What you need to do:
The line holding "function pairs(xs, ys)" is the last one to output; start at the first line of the data, keep every line in between exactly, and leave out pictures.

Listed records:
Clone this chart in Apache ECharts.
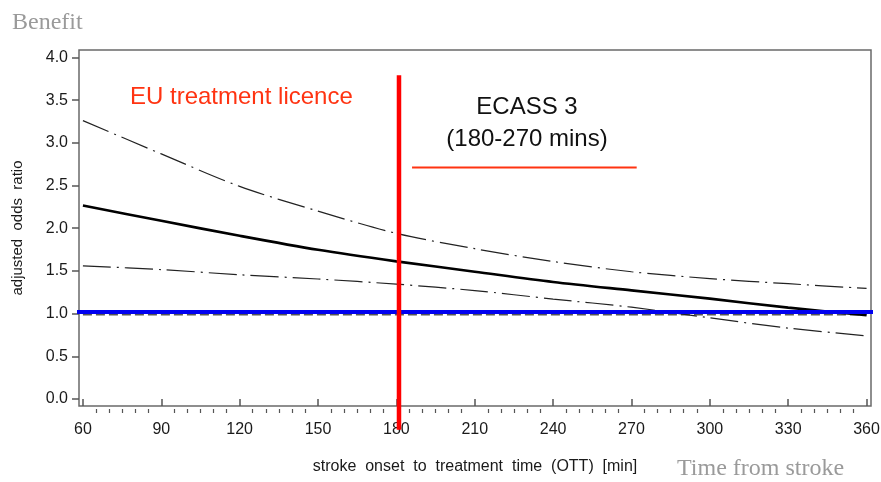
<!DOCTYPE html>
<html>
<head>
<meta charset="utf-8">
<script src="https://cdn.jsdelivr.net/npm/echarts@6/dist/echarts.min.js"></script>
<style>
html,body{margin:0;padding:0;background:#fff;}
#chart{width:881px;height:482px;}
</style>
</head>
<body>
<div id="chart"></div>
<script>
// ---- data ----
var ott = [60, 90, 120, 150, 180, 210, 240, 270, 300, 330, 360];
var orMid = [2.265, 2.087, 1.911, 1.747, 1.612, 1.491, 1.371, 1.272, 1.175, 1.07, 0.98];
var orUpper = [3.26, 2.87, 2.49, 2.20, 1.94, 1.76, 1.61, 1.49, 1.41, 1.35, 1.295];
var orLower = [1.56, 1.515, 1.455, 1.405, 1.345, 1.27, 1.17, 1.075, 0.95, 0.83, 0.74];
var xTickLabels = [60, 90, 120, 150, 180, 210, 240, 270, 300, 330, 360];
var xMinorTicks = [65,70,75,80,85,95,100,105,110,115,125,130,135,140,145,155,160,165,170,175,185,190,195,200,205,215,220,225,230,235,245,250,255,260,265,275,280,285,290,295,305,310,315,320,325,335,340,345,350,355];
var yTickLabels = [0, 0.5, 1.0, 1.5, 2.0, 2.5, 3.0, 3.5, 4.0];
var refOR = 1.0;               // null line (dashed)
var refX = [60, 360];
var benefitLineY = 1.02;       // blue line
var benefitLineX = [57.3, 364.2];
var euLicenceX = 181;          // red vertical line
var euLicenceY = [3.79, -0.36];
var ecassX = [186, 272];       // orange bar under ECASS 3
var ecassY = 2.71;

function pairs(xs, ys) { return xs.map(function (x, i) { return [x, ys[i]]; }); }

var chart = echarts.init(document.getElementById('chart'), null, {renderer: 'canvas'});
var axisFont = 'Liberation Sans, Arial, Helvetica, sans-serif';
var option = {
  animation: false,
  backgroundColor: '#fff',
  grid: {
    left: 79, right: 10, top: 50, bottom: 76,
    show: true, borderColor: '#6a6a6a', borderWidth: 1.5,
    containLabel: false, outerBoundsMode: 'none'
  },
  xAxis: [{
    type: 'value', min: 58.5, max: 361.7, position: 'bottom', offset: 3,
    axisLine: {show: false},
    splitLine: {show: false},
    axisTick: {show: true, customValues: xTickLabels, length: 7, lineStyle: {color: '#555', width: 1.5}},
    axisLabel: {customValues: xTickLabels, margin: 13, fontSize: 16, color: '#1a1a1a', fontFamily: axisFont},
    name: 'stroke  onset  to  treatment  time  (OTT)  [min]',
    nameLocation: 'middle', nameGap: 50,
    nameTextStyle: {fontSize: 16, color: '#1a1a1a', fontFamily: axisFont}
  }, {
    type: 'value', min: 58.5, max: 361.7, position: 'bottom', offset: 3,
    axisLine: {show: false},
    splitLine: {show: false},
    axisTick: {show: true, customValues: xMinorTicks, length: 4, lineStyle: {color: '#555', width: 1.2}},
    axisLabel: {show: false}
  }],
  yAxis: {
    type: 'value', min: -0.082, max: 4.087,
    axisLine: {show: false},
    splitLine: {show: false},
    axisTick: {show: true, customValues: yTickLabels, length: 7, lineStyle: {color: '#555', width: 1.5}},
    axisLabel: {customValues: yTickLabels, margin: 11, fontSize: 16, color: '#1a1a1a', fontFamily: axisFont,
      formatter: function (v) { return v.toFixed(1); }},
    name: 'adjusted  odds  ratio',
    nameLocation: 'middle', nameGap: 54, nameRotate: 90,
    nameTextStyle: {fontSize: 15, color: '#1a1a1a', fontFamily: axisFont}
  },
  series: [
    {
      name: 'reference', type: 'line', data: pairs(refX, [refOR - 0.01, refOR - 0.01]),
      symbol: 'none', lineStyle: {color: '#555', width: 2, type: [9, 4]}, z: 2
    },
    {
      name: 'upper', type: 'line', data: pairs(ott, orUpper), smooth: 0.3,
      symbol: 'none', lineStyle: {color: '#222', width: 1.2, type: [28, 6, 2, 6]}, z: 3
    },
    {
      name: 'lower', type: 'line', data: pairs(ott, orLower), smooth: 0.3,
      symbol: 'none', lineStyle: {color: '#222', width: 1.2, type: [28, 6, 2, 6]}, z: 3
    },
    {
      name: 'adjusted OR', type: 'line', data: pairs(ott, orMid), smooth: 0.3,
      symbol: 'none', lineStyle: {color: '#000', width: 2.6}, z: 4
    },
    {
      name: 'benefit line', type: 'line', data: pairs(benefitLineX, [benefitLineY, benefitLineY]),
      symbol: 'none', clip: false, lineStyle: {color: '#0000f0', width: 4}, z: 5
    },
    {
      name: 'EU licence', type: 'line', data: [[euLicenceX, euLicenceY[0]], [euLicenceX, euLicenceY[1]]],
      symbol: 'none', clip: false, lineStyle: {color: '#ff0000', width: 4.5}, z: 6
    },
    {
      name: 'ECASS 3', type: 'line', data: pairs(ecassX, [ecassY, ecassY]),
      symbol: 'none', clip: false, lineStyle: {color: '#ff3311', width: 2}, z: 6
    }
  ],
  graphic: [
    {type: 'text', left: 12, top: 11, style: {text: 'Benefit', font: '24px "Liberation Serif", "Times New Roman", serif', fill: '#9a9a9a'}},
    {type: 'text', left: 677, top: 457, style: {text: 'Time from stroke', font: '24px "Liberation Serif", "Times New Roman", serif', fill: '#9a9a9a'}},
    {type: 'text', left: 130, top: 85, style: {text: 'EU treatment licence', font: '24px "Liberation Sans", Arial, sans-serif', fill: '#ff3311'}},
    {type: 'text', x: 527, y: 107, style: {text: 'ECASS 3', font: '24px "Liberation Sans", Arial, sans-serif', fill: '#111', textAlign: 'center', textVerticalAlign: 'middle'}},
    {type: 'text', x: 527, y: 139, style: {text: '(180-270 mins)', font: '24px "Liberation Sans", Arial, sans-serif', fill: '#111', textAlign: 'center', textVerticalAlign: 'middle'}}
  ]
};
chart.setOption(option);
</script>
</body>
</html>
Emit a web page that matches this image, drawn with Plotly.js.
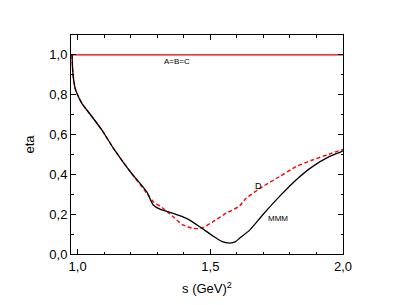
<!DOCTYPE html>
<html><head><meta charset="utf-8">
<script src="https://cdn.plot.ly/plotly-3.0.1.min.js"></script>
<style>html,body{margin:0;padding:0;background:#fff}#chart{width:399px;height:305px}</style>
</head><body><div id="chart"></div>
<script>
// A=B=C constant line
const abcX = [0.975, 2.0];
const abcY = [1.0, 1.0];
// MMM (black solid)
const mmmX = [0.979, 0.981, 0.985, 0.991, 0.998, 1.016, 1.054, 1.091, 1.135, 1.198, 1.26, 1.285, 1.31, 1.36, 1.41, 1.46, 1.51, 1.545, 1.573, 1.595, 1.61, 1.648, 1.697, 1.76, 1.823, 1.885, 1.948, 1.99, 2.0];
const mmmY = [1.0, 0.93, 0.874, 0.83, 0.805, 0.757, 0.69, 0.623, 0.531, 0.414, 0.313, 0.246, 0.225, 0.204, 0.179, 0.137, 0.09, 0.062, 0.055, 0.062, 0.079, 0.12, 0.196, 0.288, 0.372, 0.439, 0.489, 0.512, 0.518];
// D (red dashed)
const dX = [0.979, 0.981, 0.985, 0.991, 0.998, 1.016, 1.054, 1.091, 1.135, 1.198, 1.266, 1.285, 1.322, 1.36, 1.397, 1.435, 1.466, 1.51, 1.56, 1.61, 1.635, 1.697, 1.76, 1.823, 1.885, 1.948, 2.0];
const dY = [1.0, 0.93, 0.874, 0.83, 0.805, 0.757, 0.69, 0.623, 0.531, 0.414, 0.296, 0.263, 0.23, 0.187, 0.146, 0.129, 0.129, 0.162, 0.205, 0.241, 0.28, 0.338, 0.388, 0.439, 0.472, 0.502, 0.525];

const traces = [
  {x: abcX, y: abcY, mode: 'lines', line: {color: '#e00000', width: 1.2}, hoverinfo: 'skip'},
  {x: dX, y: dY, mode: 'lines', line: {color: '#ff0000', width: 1.4, dash: '4px,2.5px', shape: 'spline', smoothing: 0.6}, hoverinfo: 'skip'},
  {x: mmmX, y: mmmY, mode: 'lines', line: {color: '#000000', width: 1.3, shape: 'spline', smoothing: 0.6}, hoverinfo: 'skip'}
];

const axisCommon = {
  showgrid: false, zeroline: false, showline: true, linecolor: '#000', linewidth: 1,
  mirror: 'ticks', ticks: 'inside', ticklen: 5, tickcolor: '#000', tickwidth: 1,
  tickfont: {family: 'Liberation Sans, Arial, sans-serif', size: 13, color: '#000'},
  tickformat: '.1f'
};

const layout = {
  width: 399, height: 305,
  margin: {l: 71, r: 56, t: 35, b: 51},
  paper_bgcolor: '#fff', plot_bgcolor: '#fff',
  showlegend: false,
  separators: ',.',
  font: {family: 'Liberation Sans, Arial, sans-serif', color: '#000'},
  xaxis: Object.assign({}, axisCommon, {
    range: [0.975, 2.0], dtick: 0.5, tick0: 1.0,
    minor: {dtick: 0.1, tick0: 1.0, ticks: 'inside', ticklen: 2.5, tickcolor: '#000', showgrid: false},
    title: {text: 's (GeV)<sup>2</sup>', font: {size: 13, color: '#000'}, standoff: 11}
  }),
  yaxis: Object.assign({}, axisCommon, {
    range: [0, 1.1], dtick: 0.2, tick0: 0,
    minor: {dtick: 0.1, tick0: 0, ticks: 'inside', ticklen: 2.5, tickcolor: '#000', showgrid: false},
    title: {text: 'eta', font: {size: 13, color: '#000'}, standoff: 11}
  }),
  annotations: [
    {x: 1.375, y: 0.965, text: 'A=B=C', showarrow: false, font: {size: 8, color: '#000'}},
    {x: 1.68, y: 0.342, text: 'D', showarrow: false, font: {size: 9, color: '#000'}},
    {x: 1.755, y: 0.176, text: 'MMM', showarrow: false, font: {size: 8, color: '#000'}}
  ]
};

Plotly.newPlot('chart', traces, layout, {staticPlot: true, displayModeBar: false});
</script></body></html>
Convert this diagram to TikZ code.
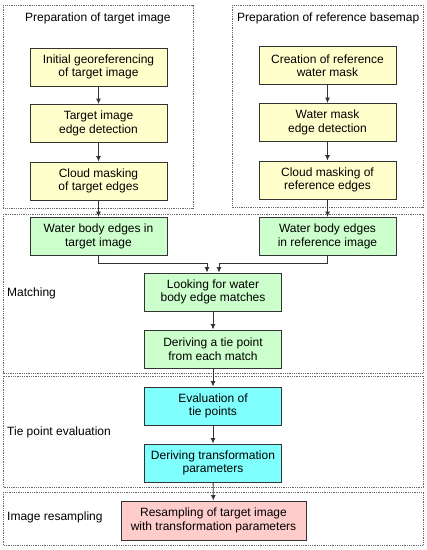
\documentclass[tikz,border=0pt]{standalone}
\usepackage{fontspec}
\setmainfont{Liberation Sans}
\usepackage{tikz}
\usetikzlibrary{arrows.meta,positioning}

\definecolor{prepfill}{HTML}{FFFFCC}
\definecolor{matchfill}{HTML}{CCFFCC}
\definecolor{evalfill}{HTML}{80FFFF}
\definecolor{resfill}{HTML}{FFCCCC}
\definecolor{edge}{HTML}{333333}

\begin{document}
\begin{tikzpicture}[
  x=1pt, y=-1pt,
  font=\fontsize{12}{13.5}\selectfont,
  stepbox/.style={draw=edge, line width=0.9pt, minimum width=137pt, minimum height=38pt, align=center, inner sep=1pt},
  frame/.style={draw=gray!80!black, line width=0.8pt, densely dotted},
  arrow/.style={-{Latex[length=5.5pt,width=5pt]}, draw=edge, line width=0.9pt},
  lab/.style={anchor=west, inner sep=0pt}
]
\useasboundingbox (0,0) rectangle (427,550);
\draw[frame] (3,5) rectangle (193,208);
\draw[frame] (232,5) rectangle (423,207);
\draw[frame] (3,214) rectangle (423,373);
\draw[frame] (3,376) rectangle (423,487);
\draw[frame] (3,492) rectangle (423,545);
\node[lab] (prepT) at (25,18) {Preparation of target image};
\node[lab] (prepR) at (237,18) {Preparation of reference basemap};
\node[lab] (matchlab) at (7,293) {Matching};
\node[lab] (evallab) at (7,432) {Tie point evaluation};
\node[lab] (reslab) at (7,517) {Image resampling};
\node[stepbox, fill=prepfill] (geo) at (98.5,67) {Initial georeferencing\\of target image};
\node[stepbox, fill=prepfill] (tedge) at (98.5,123.5) {Target image\\edge detection};
\node[stepbox, fill=prepfill] (tcloud) at (98.5,181) {Cloud masking\\of target edges};
\node[stepbox, fill=prepfill] (wmask) at (327.5,65.5) {Creation of reference\\water mask};
\node[stepbox, fill=prepfill] (redge) at (327.5,122.5) {Water mask\\edge detection};
\node[stepbox, fill=prepfill] (rcloud) at (327.5,180) {Cloud masking of\\reference edges};
\node[stepbox, fill=matchfill] (wtarget) at (98.5,236.5) {Water body edges in\\target image};
\node[stepbox, fill=matchfill] (wref) at (327.5,236.5) {Water body edges\\in reference image};
\node[stepbox, fill=matchfill] (look) at (213,292) {Looking for water\\body edge matches};
\node[stepbox, fill=matchfill] (tie) at (213,349) {Deriving a tie point\\from each match};
\node[stepbox, fill=evalfill] (evalt) at (213,406) {Evaluation of\\tie points};
\node[stepbox, fill=evalfill] (trans) at (213,463) {Deriving transformation\\parameters};
\node[stepbox, fill=resfill, minimum width=185pt, minimum height=39pt] (resamp) at (213.5,520.5) {Resampling of target image\\with transformation parameters};
\coordinate (mergeL) at (207,263);
\coordinate (mergeR) at (219,263);
\draw[arrow] (geo) -- (tedge);
\draw[arrow] (tedge) -- (tcloud);
\draw[arrow] (tcloud) -- (wtarget);
\draw[arrow] (wmask) -- (redge);
\draw[arrow] (redge) -- (rcloud);
\draw[arrow] (rcloud) -- (wref);
\draw[arrow] (wtarget.south) |- (mergeL) -- (mergeL |- look.north);
\draw[arrow] (wref.south) |- (mergeR) -- (mergeR |- look.north);
\draw[arrow] (look) -- (tie);
\draw[arrow] (tie) -- (evalt);
\draw[arrow] (evalt) -- (trans);
\draw[arrow] (trans) -- (resamp);
\end{tikzpicture}
\end{document}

Result of this exercise:
Clone this chart in Apache ECharts.
<!DOCTYPE html>
<html>
<head>
<meta charset="utf-8">
<script src="https://cdn.jsdelivr.net/npm/echarts@6/dist/echarts.min.js"></script>
<style>
html,body{margin:0;padding:0;background:#fff;}
#chart{width:881px;height:482px;}
</style>
</head>
<body>
<div id="chart"></div>
<script>
// ---- data ----
var ott = [60, 90, 120, 150, 180, 210, 240, 270, 300, 330, 360];
var orMid = [2.265, 2.087, 1.911, 1.747, 1.612, 1.491, 1.371, 1.272, 1.175, 1.07, 0.98];
var orUpper = [3.26, 2.87, 2.49, 2.20, 1.94, 1.76, 1.61, 1.49, 1.41, 1.35, 1.295];
var orLower = [1.56, 1.515, 1.455, 1.405, 1.345, 1.27, 1.17, 1.075, 0.95, 0.83, 0.74];
var xTickLabels = [60, 90, 120, 150, 180, 210, 240, 270, 300, 330, 360];
var xMinorTicks = [65,70,75,80,85,95,100,105,110,115,125,130,135,140,145,155,160,165,170,175,185,190,195,200,205,215,220,225,230,235,245,250,255,260,265,275,280,285,290,295,305,310,315,320,325,335,340,345,350,355];
var yTickLabels = [0, 0.5, 1.0, 1.5, 2.0, 2.5, 3.0, 3.5, 4.0];
var refOR = 1.0;               // null line (dashed)
var refX = [60, 360];
var benefitLineY = 1.02;       // blue line
var benefitLineX = [57.3, 364.2];
var euLicenceX = 181;          // red vertical line
var euLicenceY = [3.79, -0.36];
var ecassX = [186, 272];       // orange bar under ECASS 3
var ecassY = 2.71;

function pairs(xs, ys) { return xs.map(function (x, i) { return [x, ys[i]]; }); }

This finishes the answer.